During the softening process, water flows through the resin bed, and as it comes into contact with the resin beads, calcium and magnesium ions are captured by the resin while sodium ions are released into the treated water. This ion exchange results in softened water that has a reduced concentration of hardness-causing minerals.
Benefits of Softened Water
By incorporating softening into the boiler feedwater purification process, several significant advantages can be achieved:
- Prevention of Scale Formation: Softened water reduces or eliminates scale formation inside boilers, ensuring efficient heat transfer without obstruction.
- Extended Equipment Life: The absence of scale deposits reduces wear and tear on boiler components, prolonging their lifespan.
- Improved Efficiency: Softened water allows boilers to operate at peak efficiency, maximizing energy savings and reducing operational costs.
- Reduced Maintenance: Softening minimizes the need for frequent maintenance and cleaning due to scale buildup, saving time and resources.
- Enhanced Safety: Softened water reduces the risk of hot spots and potential boiler failures associated with scale formation.
Demineralization in Water Treatment for Boiler Feed
Demineralization is a crucial step in the water treatment process for boiler feed systems. It involves the removal of mineral salts from water to prevent scale formation, corrosion, and other potential issues. By eliminating these impurities, demineralization ensures the supply of high-quality water to boilers, thereby enhancing their efficiency and longevity.
Understanding Demineralization Process
Demineralization typically involves two key methods: ion exchange and reverse osmosis.
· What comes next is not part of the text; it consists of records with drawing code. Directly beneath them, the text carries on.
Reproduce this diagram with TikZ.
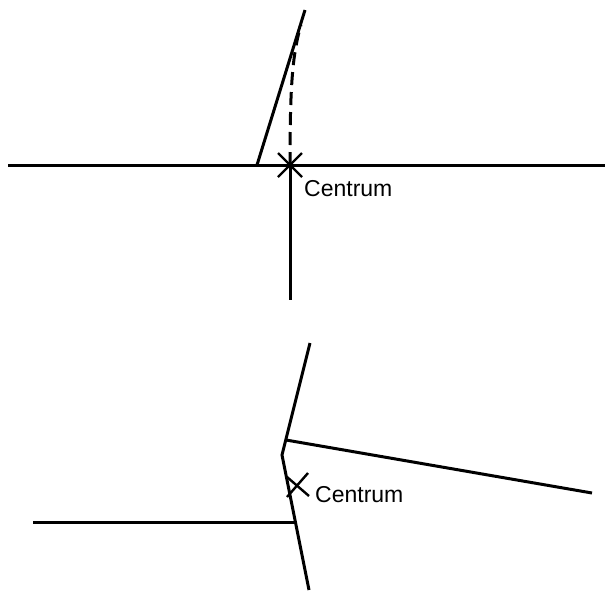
\documentclass[tikz,border=0pt]{standalone}
\usepackage{fontspec}
\setmainfont{Liberation Sans}
\usetikzlibrary{calc}
\tikzset{
  line/.style={line width=3pt},
  kreuz/.style={line width=2.4pt},
  label/.style={anchor=base west, inner sep=0pt, font=\fontsize{23}{27}\selectfont}
}
\begin{document}
\begin{tikzpicture}[x=1pt, y=-1pt]
  \useasboundingbox (0,0) rectangle (605,592);
  % Define points (top)
  \coordinate (L) at (8,165);
  \coordinate (R) at (605,165);
  \coordinate (M) at (290,165);
  \coordinate (D) at (290,300);
  \coordinate (S1) at (257,165);
  \coordinate (S2) at (305,10);
  \coordinate (T) at (301,25);
  \draw[line] (L) -- (R);
  \draw[line] (M) -- (D);
  \draw[line] (S1) -- (S2);
  \draw[line, dashed, dash pattern=on 13pt off 7pt] (M) .. controls (290,90) and (292,55) .. (T);
  % Mark centre
  \draw[kreuz] ($(M)+(-12,-12)$) -- ($(M)+(12,12)$);
  \draw[kreuz] ($(M)+(-12,12)$) -- ($(M)+(12,-12)$);
  \node[label] (c1) at (304,196) {Centrum};
  % Define points (bottom)
  \coordinate (A) at (310,343);
  \coordinate (K) at (282,455);
  \coordinate (B) at (309,590);
  \coordinate (P) at (286,440);
  \coordinate (Q) at (592,493);
  \coordinate (H1) at (33,522);
  \coordinate (H2) at (294,522);
  \coordinate (Z) at (297,485);
  \draw[line] (A) -- (K) -- (B);
  \draw[line] (P) -- (Q);
  \draw[line] (H1) -- (H2);
  % Mark centre
  \draw[kreuz] ($(Z)+(-10,12)$) -- ($(Z)+(11,-12)$);
  \draw[kreuz] ($(Z)+(-10,-8)$) -- ($(Z)+(12,11)$);
  \node[label] (c2) at (315,502) {Centrum};
\end{tikzpicture}
\end{document}
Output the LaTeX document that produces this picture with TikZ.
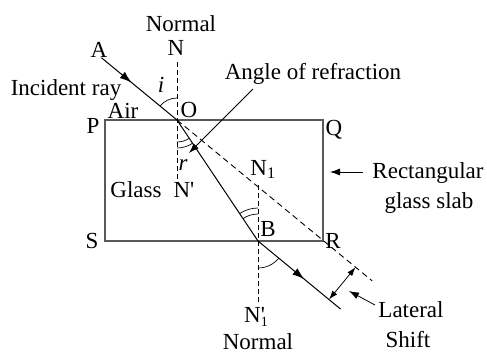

Ion Exchange: In this process, resins are used to remove mineral ions present in water through a chemical exchange mechanism. The resin beads attract positively charged ions such as calcium (Ca2+), magnesium (Mg2+), and sodium (Na+) and replace them with hydrogen (H+) or hydroxide (OH-) ions. This helps in reducing the overall conductivity and hardness of the water.
Reverse Osmosis: Reverse osmosis utilizes a semi-permeable membrane that selectively allows water molecules to pass through while blocking dissolved minerals and contaminants. As a result, highly purified water is obtained by separating impurities from the feedwater stream.
Benefits of Demineralization
Demineralization plays a vital role in maintaining optimal boiler operation by offering several benefits:
- Scale Prevention: One of the primary objectives of demineralization is to prevent scale formationon heat transfer surfaces within boilers. Scale deposits can reduce heat transfer efficiency, leading to increased energy consumption and potential equipment failure. By removing mineral salts responsible for scaling, demineralized water helps maintain clean heat exchanger surfaces and enhances overall system performance.
- Corrosion Control: Demineralized water has low conductivity due to the absence of mineral salts. This reduces the risk of corrosionwithin boiler components like pipes, valves, and heat exchangers. Corrosion can lead to equipment damage, leaks, and decreased system reliability. Demineralization helps minimize corrosion-related issues, thus extending the lifespan of boiler equipment.
Sludge and Sediment Reduction: By removing minerals from the water supply, demineralization also helps in reducing the formation of sludge and sediment within boilers. Sludge can accumulate at the bottom of boilers or in steam distribution pipes, impeding flow rates and causing blockages. Demineralized water minimizes sludge formation, ensuring a cleaner boiler system with improved operational efficiency.